TASK DETAILS -
Present each line of the entries below that holds the word "this".

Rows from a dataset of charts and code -

::::

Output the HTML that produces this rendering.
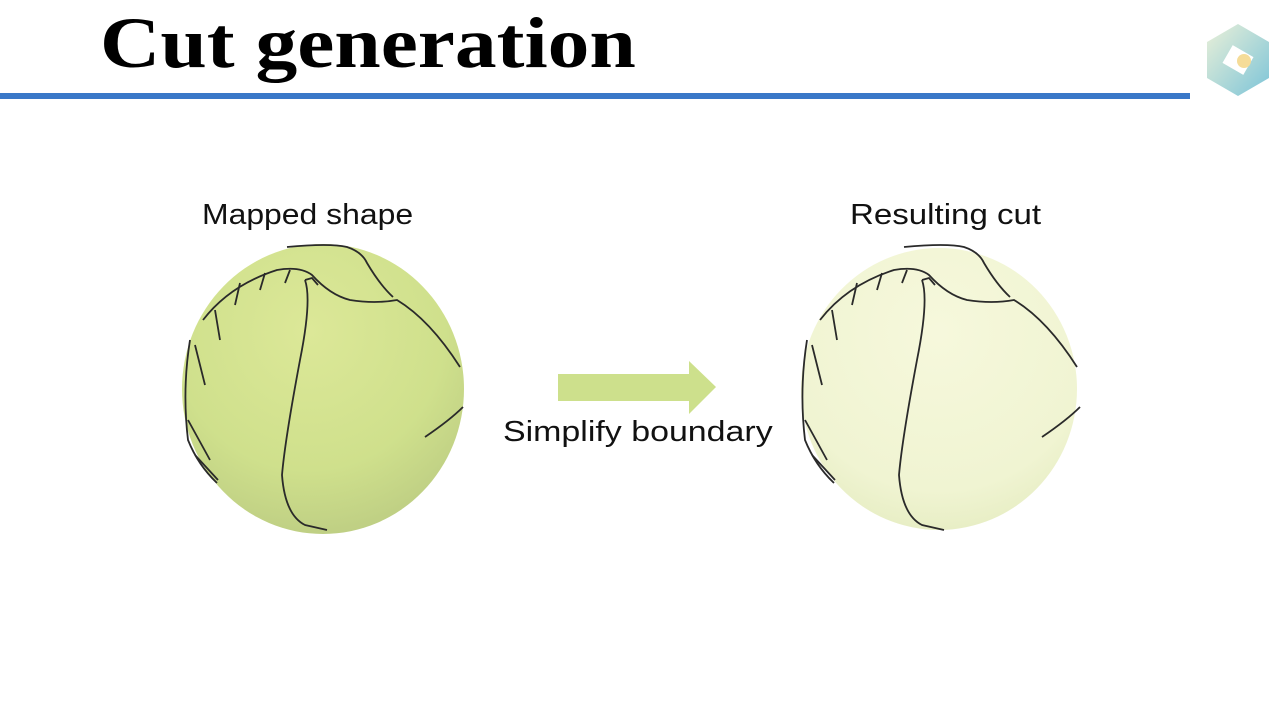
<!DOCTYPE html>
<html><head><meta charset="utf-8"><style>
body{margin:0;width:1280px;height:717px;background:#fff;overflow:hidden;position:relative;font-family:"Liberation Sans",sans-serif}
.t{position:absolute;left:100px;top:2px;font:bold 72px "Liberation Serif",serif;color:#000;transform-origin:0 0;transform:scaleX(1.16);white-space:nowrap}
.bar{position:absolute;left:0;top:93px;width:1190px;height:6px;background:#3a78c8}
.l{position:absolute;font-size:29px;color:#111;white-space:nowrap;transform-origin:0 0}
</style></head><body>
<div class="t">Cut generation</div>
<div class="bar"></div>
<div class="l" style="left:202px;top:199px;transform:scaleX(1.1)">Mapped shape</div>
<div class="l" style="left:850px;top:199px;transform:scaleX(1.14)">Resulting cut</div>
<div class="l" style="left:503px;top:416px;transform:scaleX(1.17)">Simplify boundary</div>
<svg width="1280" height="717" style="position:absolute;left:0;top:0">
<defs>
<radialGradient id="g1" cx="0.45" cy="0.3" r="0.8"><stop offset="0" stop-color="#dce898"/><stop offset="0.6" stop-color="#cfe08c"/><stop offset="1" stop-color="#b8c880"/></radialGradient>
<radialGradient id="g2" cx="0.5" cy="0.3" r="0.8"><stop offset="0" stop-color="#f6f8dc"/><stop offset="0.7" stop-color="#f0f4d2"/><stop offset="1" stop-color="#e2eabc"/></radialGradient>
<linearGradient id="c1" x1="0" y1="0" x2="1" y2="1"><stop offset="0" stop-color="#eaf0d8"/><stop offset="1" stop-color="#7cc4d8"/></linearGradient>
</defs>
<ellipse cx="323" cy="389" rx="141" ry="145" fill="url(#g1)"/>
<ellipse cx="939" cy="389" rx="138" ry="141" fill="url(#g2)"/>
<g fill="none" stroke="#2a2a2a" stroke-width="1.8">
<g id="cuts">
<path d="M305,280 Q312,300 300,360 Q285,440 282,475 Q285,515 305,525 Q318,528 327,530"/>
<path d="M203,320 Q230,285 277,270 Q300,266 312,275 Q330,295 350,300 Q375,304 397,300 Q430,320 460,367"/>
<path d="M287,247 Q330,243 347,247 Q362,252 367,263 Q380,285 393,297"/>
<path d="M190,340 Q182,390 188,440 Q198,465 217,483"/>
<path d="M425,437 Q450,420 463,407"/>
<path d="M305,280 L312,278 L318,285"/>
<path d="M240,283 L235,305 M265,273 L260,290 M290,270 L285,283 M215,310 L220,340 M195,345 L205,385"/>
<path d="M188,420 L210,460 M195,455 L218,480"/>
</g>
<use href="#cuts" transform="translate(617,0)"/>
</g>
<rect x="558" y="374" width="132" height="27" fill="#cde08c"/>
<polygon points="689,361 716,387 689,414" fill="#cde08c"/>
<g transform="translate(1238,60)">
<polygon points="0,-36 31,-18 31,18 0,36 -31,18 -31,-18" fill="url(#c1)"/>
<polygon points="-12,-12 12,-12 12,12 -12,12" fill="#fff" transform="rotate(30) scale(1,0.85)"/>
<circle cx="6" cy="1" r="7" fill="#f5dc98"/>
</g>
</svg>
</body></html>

::::

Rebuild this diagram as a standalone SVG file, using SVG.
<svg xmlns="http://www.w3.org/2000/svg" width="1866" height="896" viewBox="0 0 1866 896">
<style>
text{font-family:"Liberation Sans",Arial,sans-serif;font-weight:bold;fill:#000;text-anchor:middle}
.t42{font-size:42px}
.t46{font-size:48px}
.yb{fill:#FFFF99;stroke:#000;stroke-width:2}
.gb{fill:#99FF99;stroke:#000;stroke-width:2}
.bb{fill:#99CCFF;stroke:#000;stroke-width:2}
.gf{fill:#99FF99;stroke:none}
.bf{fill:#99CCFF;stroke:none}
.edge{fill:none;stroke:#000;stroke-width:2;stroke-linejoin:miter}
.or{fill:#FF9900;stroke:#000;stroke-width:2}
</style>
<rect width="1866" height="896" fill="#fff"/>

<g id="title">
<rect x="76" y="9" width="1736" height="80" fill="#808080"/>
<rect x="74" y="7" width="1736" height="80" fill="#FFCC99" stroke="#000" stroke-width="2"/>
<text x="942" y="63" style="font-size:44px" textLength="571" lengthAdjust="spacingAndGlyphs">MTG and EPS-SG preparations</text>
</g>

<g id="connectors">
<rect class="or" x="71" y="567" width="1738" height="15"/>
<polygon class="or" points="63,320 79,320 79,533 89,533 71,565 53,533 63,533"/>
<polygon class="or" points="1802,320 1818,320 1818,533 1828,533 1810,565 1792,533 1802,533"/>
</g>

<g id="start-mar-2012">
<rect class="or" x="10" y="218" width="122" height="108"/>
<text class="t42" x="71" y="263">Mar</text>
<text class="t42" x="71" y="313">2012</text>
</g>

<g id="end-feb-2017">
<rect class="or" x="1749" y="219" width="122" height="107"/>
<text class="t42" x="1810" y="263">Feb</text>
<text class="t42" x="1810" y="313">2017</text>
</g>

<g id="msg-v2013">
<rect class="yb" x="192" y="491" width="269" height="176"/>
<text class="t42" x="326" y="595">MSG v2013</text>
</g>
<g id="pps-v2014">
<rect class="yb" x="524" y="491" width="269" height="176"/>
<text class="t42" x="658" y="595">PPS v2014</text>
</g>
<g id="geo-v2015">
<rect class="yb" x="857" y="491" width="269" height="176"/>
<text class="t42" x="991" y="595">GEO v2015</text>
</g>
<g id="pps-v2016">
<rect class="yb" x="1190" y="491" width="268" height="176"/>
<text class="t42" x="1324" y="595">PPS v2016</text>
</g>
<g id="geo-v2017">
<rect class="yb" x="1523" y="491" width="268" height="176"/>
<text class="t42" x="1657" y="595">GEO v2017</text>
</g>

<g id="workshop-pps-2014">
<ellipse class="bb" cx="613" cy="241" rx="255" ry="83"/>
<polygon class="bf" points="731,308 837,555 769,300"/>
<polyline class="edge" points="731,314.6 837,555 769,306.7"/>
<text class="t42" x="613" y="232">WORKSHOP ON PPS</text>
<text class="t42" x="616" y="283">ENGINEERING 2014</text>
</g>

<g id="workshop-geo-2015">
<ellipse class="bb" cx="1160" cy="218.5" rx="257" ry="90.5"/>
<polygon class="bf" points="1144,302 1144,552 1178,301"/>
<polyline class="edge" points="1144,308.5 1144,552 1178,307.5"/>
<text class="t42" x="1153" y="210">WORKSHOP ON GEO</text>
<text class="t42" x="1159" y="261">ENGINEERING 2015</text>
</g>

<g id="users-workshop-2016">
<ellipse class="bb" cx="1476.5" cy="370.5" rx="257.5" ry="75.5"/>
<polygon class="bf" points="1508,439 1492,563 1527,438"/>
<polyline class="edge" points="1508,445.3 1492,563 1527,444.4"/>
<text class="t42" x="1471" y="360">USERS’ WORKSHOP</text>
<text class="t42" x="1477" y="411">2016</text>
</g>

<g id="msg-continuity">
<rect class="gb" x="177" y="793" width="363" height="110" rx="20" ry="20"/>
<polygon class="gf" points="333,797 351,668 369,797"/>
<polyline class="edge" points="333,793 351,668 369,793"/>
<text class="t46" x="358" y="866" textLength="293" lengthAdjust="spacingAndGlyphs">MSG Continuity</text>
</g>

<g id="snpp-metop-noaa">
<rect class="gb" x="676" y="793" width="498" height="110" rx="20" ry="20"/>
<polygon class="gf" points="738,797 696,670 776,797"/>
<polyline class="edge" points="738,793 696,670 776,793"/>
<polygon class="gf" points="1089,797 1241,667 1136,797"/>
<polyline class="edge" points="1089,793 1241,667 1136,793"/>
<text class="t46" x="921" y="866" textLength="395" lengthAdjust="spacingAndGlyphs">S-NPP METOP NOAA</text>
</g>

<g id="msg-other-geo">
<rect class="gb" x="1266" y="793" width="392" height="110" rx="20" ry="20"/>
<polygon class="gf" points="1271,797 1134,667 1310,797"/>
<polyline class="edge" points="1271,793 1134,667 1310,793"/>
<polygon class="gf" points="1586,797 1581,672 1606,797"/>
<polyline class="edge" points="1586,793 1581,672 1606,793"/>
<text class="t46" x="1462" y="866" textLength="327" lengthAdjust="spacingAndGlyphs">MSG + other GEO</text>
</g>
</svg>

::::

WRITTEN SOLUTION -
Output the HTML that produces this rendering.
Rebuild this diagram as a standalone SVG file, using SVG.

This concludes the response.